Sensitivity of the Magnetorotational Instability to the shear parameter in stratified simulations

TL;DR

This study investigates how the shear parameter $q$ influences the magnetorotational instability (MRI) in stratified simulations, revealing a non-linear stress dependence and spectral insensitivity to $q$, with implications for astrophysical disk modeling.

Contribution

It provides new insights into the $q$-dependence of MRI stress and energy spectra in stratified simulations, extending previous work to a broader range of shear parameters.

Findings

Stress dependence on $q$ follows the $q/(2-q)$ scaling.

Magnetic and kinetic energy spectra are insensitive to $q$.

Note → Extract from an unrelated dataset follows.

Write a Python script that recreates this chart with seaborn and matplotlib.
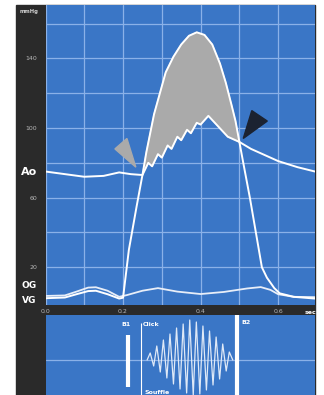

The turbulence correlation time is inversely proportional to $q$.

Abstract

The magnetorotational instability (MRI) is a shear instability and thus its sensitivity to the shear parameter $q = - d\ln\Omega/d\ln r $ is of interest to investigate. Motivated by astrophysical disks, most (but not all) previous MRI studies have focused on the Keplerian value of $ q=1.5$. Using simulation with 8 vertical density scale heights, we contribute to the subset of studies addressing the the effect of varying $q$ in stratified numerical simulations. We discuss why shearing boxes cannot easily be used to study $q>2$ and thus focus on $q<2$. As per previous simulations, which were either unstratified or stratified with a smaller vertical domain, we find that the $q$ dependence of stress for the stratified case is not linear, contrary to the Shakura-Sunyaev model. We find that the scaling agrees with \cite{1996MNRAS.281L..21A} who found it to be proportional to the shear to vorticity ratio $q/(2-q)$. We also find however, that the shape of the magnetic and kinetic energy spectra are relatively insensitive to $q$ and that the ratio of Maxwell stress to magnetic energy ratio also remains nearly independent of $q$. This is consistent with a theoretical argument in which the rate of amplification of the azimuthal field depends linearly on $q$ and the turbulent correlation time $\tau$ depends inversely on $q$. As such, we measure the correlation time of the turbulence and find that indeed it is inversely proportional to $q$.